* _AIM OF THE TASK_: Print, exactly and with both ends included, the lines below that run from the one containing "Clone this chart in Apache ECharts." to the one containing "const yTicks = [0, 1000, 2000, 3000, 4000, 5000];". Pictures are omitted.
— BEGIN —
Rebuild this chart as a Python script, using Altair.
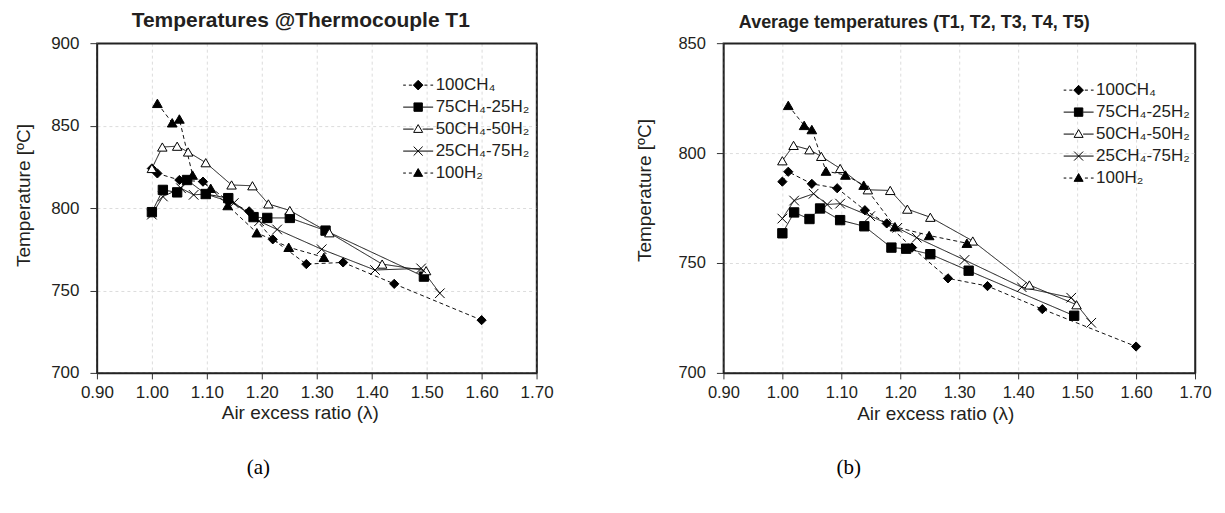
import altair as alt
import pandas as pd

series = ["100CH₄", "75CH₄-25H₂", "50CH₄-50H₂", "25CH₄-75H₂", "100H₂"]

# 100CH4
lam_ch4 = [1.00, 1.01, 1.05, 1.093, 1.14, 1.177, 1.22, 1.281, 1.348, 1.441, 1.60]
t1_ch4 = [824, 821, 817, 816, 804, 798, 781, 766, 767, 754, 732]
avg_ch4 = [787, 791.5, 786, 784, 774, 768, 757, 743, 739.5, 729, 712]
# 75CH4-25H2
lam_75 = [1.00, 1.02, 1.046, 1.064, 1.098, 1.139, 1.185, 1.21, 1.251, 1.316, 1.495]
t1_75 = [797.5, 811, 809.5, 817, 808.5, 806, 794.5, 794, 794, 786.3, 758.4]
avg_75 = [763.5, 773, 770, 774.8, 769.5, 766.7, 757, 756.5, 754, 746.5, 726]
# 50CH4-50H2
lam_50 = [1.00, 1.019, 1.046, 1.066, 1.098, 1.145, 1.183, 1.212, 1.251, 1.323, 1.419, 1.499]
t1_50 = [824, 837, 837.5, 834, 827.5, 814, 813.5, 802.5, 798.5, 785, 766, 762]
avg_50 = [796.5, 803.5, 801.5, 798.5, 793, 783.3, 783, 774.5, 770.8, 760, 740, 731]
# 25CH4-75H2
lam_25 = [1.00, 1.02, 1.053, 1.076, 1.098, 1.149, 1.195, 1.228, 1.309, 1.406, 1.49, 1.524]
t1_25 = [796, 807, 812, 808, 808.5, 803, 792, 787, 775, 762.4, 763.4, 748.3]
avg_25 = [770.2, 778.4, 781.5, 776.6, 777, 771.3, 766, 761.5, 751.4, 739, 734.2, 722.8]
# 100H2
lam_h2 = [1.01, 1.037, 1.05, 1.074, 1.107, 1.138, 1.191, 1.249, 1.313]
t1_h2 = [863.5, 851.7, 854, 820, 812, 801.5, 785, 776.2, 770.1]
avg_h2 = [821.7, 812.6, 810.7, 791.8, 790, 785.4, 766.5, 762.5, 759]

x_ticks = [0.9, 1.0, 1.1, 1.2, 1.3, 1.4, 1.5, 1.6, 1.7]


def frame(pairs):
    rows = []
    for name, (lams, temps) in zip(series, pairs):
        for l, t in zip(lams, temps):
            rows.append({"series": name, "lam": l, "T": t})
    return pd.DataFrame(rows)


df_t1 = frame([(lam_ch4, t1_ch4), (lam_75, t1_75), (lam_50, t1_50), (lam_25, t1_25), (lam_h2, t1_h2)])
df_avg = frame([(lam_ch4, avg_ch4), (lam_75, avg_75), (lam_50, avg_50), (lam_25, avg_25), (lam_h2, avg_h2)])

FONT = "Liberation Sans"
TXT = "#231f20"
CROSS = "M-1,-1L1,1M-1,1L1,-1"
pt_shapes = ["diamond", "square", "triangle-up", CROSS, "triangle-up"]
pt_sizes = [85, 95, 95, 100, 95]
fills = ["black", "black", "white", "black", "black"]
dashes = [[4, 3], [1, 0], [1, 0], [1, 0], [4, 3]]

SOLID = "M-1,0L-0.3,0M0.3,0L1,0"
DASHED = "M-1,0L-0.82,0M-0.62,0L-0.42,0M0.42,0L0.62,0M0.82,0L1,0"
DIAM = "M0,-0.32L0.32,0L0,0.32L-0.32,0Z"
SQ = "M-0.28,-0.28L0.28,-0.28L0.28,0.28L-0.28,0.28Z"
TRI = "M0,-0.3L0.3,0.22L-0.3,0.22Z"
XX = "M-1,0L1,0M-0.3,-0.3L0.3,0.3M-0.3,0.3L0.3,-0.3"
leg_paths = [DASHED + DIAM, SOLID + SQ, SOLID + TRI, XX, DASHED + TRI]


def panel(df, ymax, width, heading, head_size, head_dx, caption, cap_x, leg_x, leg_y,
          ytitle_pad, ytitle_y, xtitle_x, lab_size):
    xscale = alt.Scale(domain=[0.9, 1.7], nice=False, zero=False)
    yscale = alt.Scale(domain=[700, ymax], nice=False, zero=False)
    yticks = list(range(700, ymax + 1, 50))
    base = alt.Chart(df)
    lines = base.mark_line(color="#111", strokeWidth=1).encode(
        x=alt.X("lam:Q", scale=xscale,
                axis=alt.Axis(values=x_ticks, format=".2f", title="Air excess ratio (λ)",
                              grid=True, gridColor="#dcdcdc", gridDash=[3, 3],
                              labelFont=FONT, labelFontSize=lab_size, labelColor=TXT,
                              labelFlush=False, labelOverlap=False, labelPadding=6,
                              tickSize=6, tickColor="#333", domainColor="#222", domainWidth=1.5,
                              titleFont=FONT, titleFontSize=19, titleFontWeight="normal",
                              titleColor=TXT, titlePadding=3, titleX=xtitle_x)),
        y=alt.Y("T:Q", scale=yscale,
                axis=alt.Axis(values=yticks, title="Temperature [ºC]",
                              grid=True, gridColor="#dcdcdc", gridDash=[3, 3],
                              labelFont=FONT, labelFontSize=lab_size, labelColor=TXT,
                              labelFlush=False, labelOverlap=False, labelPadding=11,
                              tickSize=7, tickColor="#333", domainColor="#222", domainWidth=1.5,
                              titleFont=FONT, titleFontSize=19, titleFontWeight="normal",
                              titleColor=TXT, titlePadding=ytitle_pad, titleY=ytitle_y)),
        detail="series:N",
        strokeDash=alt.StrokeDash("series:N", scale=alt.Scale(domain=series, range=dashes), legend=None),
    )
    frame_axis = dict(labels=False, ticks=False, grid=False, title=None,
                      domainColor="#222", domainWidth=1.5)
    points = base.mark_point(filled=True, stroke="black", strokeWidth=1, opacity=1).encode(
        x=alt.X("lam:Q", scale=xscale, axis=alt.Axis(orient="top", **frame_axis)),
        y=alt.Y("T:Q", scale=yscale, axis=alt.Axis(orient="right", **frame_axis)),
        shape=alt.Shape("series:N", scale=alt.Scale(domain=series, range=pt_shapes), legend=None),
        fill=alt.Fill("series:N", scale=alt.Scale(domain=series, range=fills), legend=None),
        size=alt.Size("series:N", scale=alt.Scale(domain=series, range=pt_sizes), legend=None),
    )
    leg_def = alt.Legend(orient="none", legendX=leg_x, legendY=leg_y, title=None,
                         labelFont=FONT, labelFontSize=17, labelColor=TXT,
                         symbolSize=900, symbolStrokeWidth=1,
                         symbolOpacity=1, clipHeight=20, rowPadding=2, labelOffset=2, padding=0)
    leg = base.transform_filter("false").mark_point(filled=True, strokeWidth=1, opacity=1).encode(
        x=alt.X("lam:Q", scale=xscale,
                axis=alt.Axis(orient="bottom", title=caption, labels=False, ticks=False, domain=False,
                              grid=False, offset=84, titlePadding=0, titleFont="Liberation Serif",
                              titleFontSize=21, titleFontWeight="normal", titleColor="black",
                              titleX=cap_x)),
        y=alt.Y("T:Q", scale=yscale, axis=None),
        shape=alt.Shape("series:N", scale=alt.Scale(domain=series, range=leg_paths), legend=leg_def),
        fill=alt.Fill("series:N", scale=alt.Scale(domain=series, range=fills), legend=leg_def),
        stroke=alt.Stroke("series:N", scale=alt.Scale(domain=series, range=["black"] * 5), legend=leg_def),
    )
    return alt.layer(lines, points, leg).resolve_scale(
        shape="independent", fill="independent", size="independent", stroke="independent"
    ).resolve_axis(x="independent", y="independent").properties(
        width=width, height=330,
        title=alt.TitleParams(heading, font=FONT, fontSize=head_size, fontWeight="bold",
                              color=TXT, dx=head_dx, offset=3),
    )


left = panel(df_t1, 900, 440, "Temperatures @Thermocouple T1", 21, -16, "(a)", 161,
             306, 32, 17, 152, 203, 17)
right = panel(df_avg, 850, 472, "Average temperatures (T1, T2, T3, T4, T5)", 18, -45, "(b)", 125,
              340, 37, 23, 147, 212, 16.5)

chart = alt.hconcat(left, right, spacing=80).resolve_scale(
    shape="independent", fill="independent", size="independent", strokeDash="independent",
    stroke="independent"
).resolve_legend(shape="independent", fill="independent", stroke="independent").configure_view(
    stroke="#222", strokeWidth=1.5
).properties(padding={"left": 5, "top": 1, "right": 5, "bottom": 5})

chart.save("out.html", embed_options={"renderer": "svg", "actions": False})
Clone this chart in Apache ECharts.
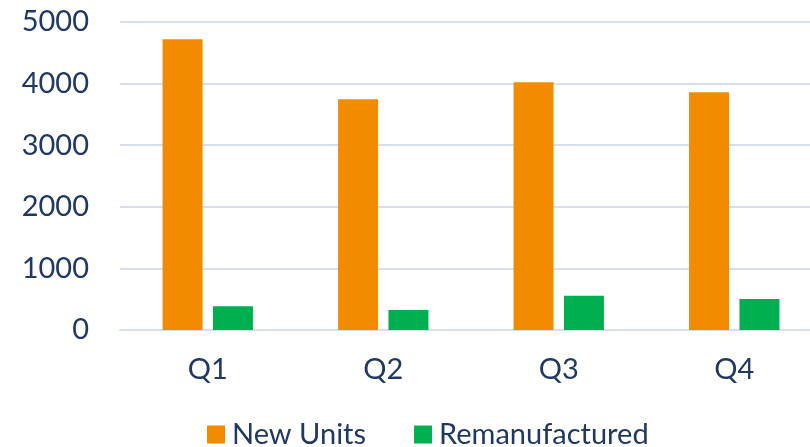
<!DOCTYPE html>
<html>
<head>
<meta charset="utf-8">
<script src="https://cdn.jsdelivr.net/npm/echarts@6/dist/echarts.min.js"></script>
<style>
html,body{margin:0;padding:0;background:#fff;}
#c{width:810px;height:447px;}
</style>
</head>
<body>
<div id="c"></div>
<script>
const categories = ['Q1', 'Q2', 'Q3', 'Q4'];
const newUnits = [4720, 3745, 4020, 3860];
const remanufactured = [385, 325, 555, 505];
const yTicks = [0, 1000, 2000, 3000, 4000, 5000];

const textColor = '#203864';
const fontFam = 'Lato, "Open Sans", sans-serif';
const chart = echarts.init(document.getElementById('c'), null, {renderer: 'canvas'});
chart.setOption({
  animation: false,
  backgroundColor: '#ffffff',
  grid: {left: 120, width: 702, top: 22, bottom: 117, containLabel: false, outerBoundsMode: 'none'},
  legend: {
    data: ['New Units', 'Remanufactured'],
    bottom: -7,
    left: 202,
    itemWidth: 18,
    itemHeight: 18,
    itemGap: 48,
    icon: 'rect',
    textStyle: {color: textColor, fontSize: 29, fontFamily: fontFam, padding: [0, 0, 0, 2]}
  },
  xAxis: {
    type: 'category',
    data: categories,
    axisLine: {show: true, lineStyle: {color: '#D6DEF0', width: 2}},
    axisTick: {show: false},
    axisLabel: {color: textColor, fontSize: 29, fontFamily: fontFam, margin: 25}
  },
  yAxis: {
    type: 'value',
    min: yTicks[0],
    max: yTicks[yTicks.length - 1],
    interval: 1000,
    axisLine: {show: false},
    axisTick: {show: false},
    splitLine: {lineStyle: {color: '#D6DEF0', width: 2}},
    axisLabel: {color: textColor, fontSize: 29, fontFamily: fontFam, margin: 31,
      formatter: function (v) { return String(v); }}
  },
  series: [
    {name: 'New Units', type: 'bar', data: newUnits, barWidth: 40, barGap: '26%',
     itemStyle: {color: '#F38B00'}},
    {name: 'Remanufactured', type: 'bar', data: remanufactured, barWidth: 40, barGap: '26%',
     itemStyle: {color: '#00B050'}}
  ]
});
</script>
</body>
</html>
— END —
* _ANSWER IN FULL_:
Clone this chart in Apache ECharts.
<!DOCTYPE html>
<html>
<head>
<meta charset="utf-8">
<script src="https://cdn.jsdelivr.net/npm/echarts@6/dist/echarts.min.js"></script>
<style>
html,body{margin:0;padding:0;background:#fff;}
#c{width:810px;height:447px;}
</style>
</head>
<body>
<div id="c"></div>
<script>
const categories = ['Q1', 'Q2', 'Q3', 'Q4'];
const newUnits = [4720, 3745, 4020, 3860];
const remanufactured = [385, 325, 555, 505];
const yTicks = [0, 1000, 2000, 3000, 4000, 5000];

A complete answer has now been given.